L'État ouvrier serait également une machine d'oppression, mais qui agirait dans les intérêts de la majorité de la population, au détriment de la petite minorité d'exploiteurs de la veille. Car au moment où la classe prolétaire deviendra classe dominante dans un pays, la classe bourgeoise existera toujours dans ce pays et en outre, sera toujours au pouvoir dans les autres pays. L'État ouvrier aura donc la tâche de mettre en place sa propre armée, sa propre police, ses propres médias, sa propre administration, mais aussi, de tout faire pour exporter la révolution, la faire éclater sur le plan international, seule garantie contre les interventions ou les boycotts de l'étranger.

Lénine nous donne des pistes vers la manière dont l'État prolétarien devrait fonctionner, sur base de l'expérience de la Commune de Paris et de l'analyse de Marx et Engels. Selon lui, tout individu devra être capable d'accomplir les tâches de l'État, afin de le rendre moins indispensable : « N'importe quel cuisinier doit pouvoir devenir ministre ». Il s’agira donc de simplifier l’État et sa bureaucratie, d'empêcher la course aux privilèges et aux postes, en assurant la révocabilité des fonctionnaires, leur électivité à tous les niveaux, et leur absence de privilèges : « un salaire de travailleur pour les représentants des travailleurs ». La révolution devra aussi supprimer le parlementarisme, entendu au sens que ce n’est qu’un leurre, le véritable pouvoir étant ailleurs. Cependant, il faudra maintenir une représentativité et une centralisation des décisions : on ne parle pas ici de « démocratie directe ».
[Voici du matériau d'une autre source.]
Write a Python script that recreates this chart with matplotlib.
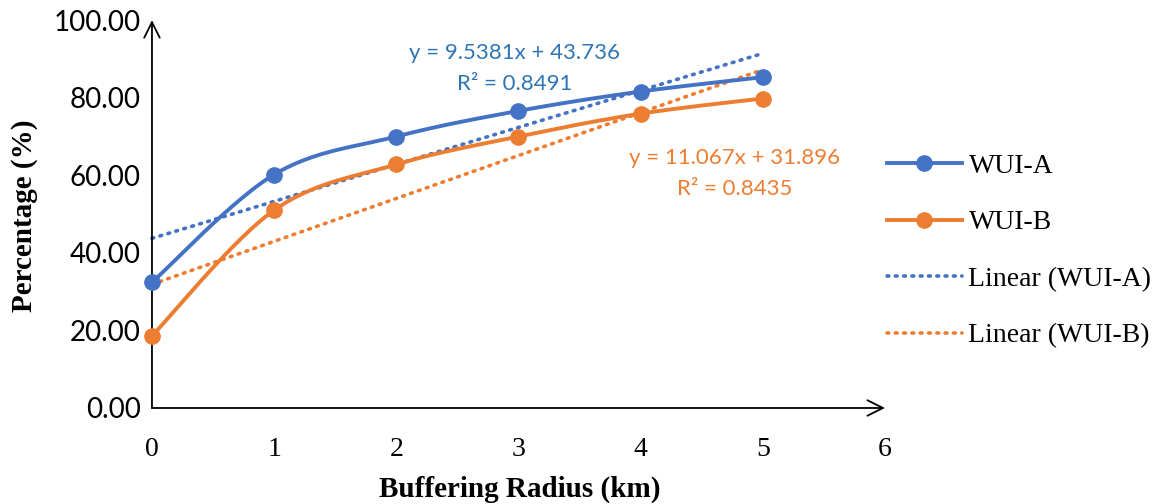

L'électivité, la révocabilité et l'absence de privilèges devront s'étendre à toutes les instances d'État, y compris en ce qui concerne les chefs de la police et de l'armée (élus par leurs propres agents ou soldats ou par des comités populaires) ou les juges (élus par leurs concitoyens), mais aussi les directeurs et cadres de l'administration et de l'industrie nationalisée (élus par les assemblées du personnel dans les entreprises, dans les usines ou sur les plantations, avec aussi une participation des associations de consommateurs, des syndicats nationaux, etc.). Car il n'y a pour nous pas de démocratie politique sans démocratie économique.

En même temps, l'intérêt de la classe prolétaire est d'assurer la collectivisation de l'économie. C'est pourquoi après la prise du pouvoir par les travailleurs et les masses populaires, avec la nationalisation des secteurs-clés de l'économie sous contrôle démocratique de comités ouvriers ou populaires, le lancement d'un plan d'investissement massif dans l'industrie, les transports, la grande distribution et les services publics, la mise en place progressive d'une agriculture collective, etc., la propriété privée des moyens de production, tout comme la petite production ou le petit commerce individuels, disparaitront progressivement – et avec la disparition de la propriété privée, disparaitront en même temps les classe sociales. C'est-à-dire que petit à petit, l'ensemble de la population deviendra prolétaire, et on ne parlera plus de bourgeoisie, ni de paysannerie, ni d'artisanat. Or, s'il n'y a plus de classes sociales, il n'y a plus besoin d'un État non plus.

L'État ouvrier sera donc un État en désintégration progressive par sa nature même, dont l'action fera disparaitre la nécessité d'existence. La société communiste véritable, en tant que stade supérieur, mûr, de la transition socialiste, se passera d'État et verra les êtres humains assurer eux-mêmes les conditions et les choix de leur existence.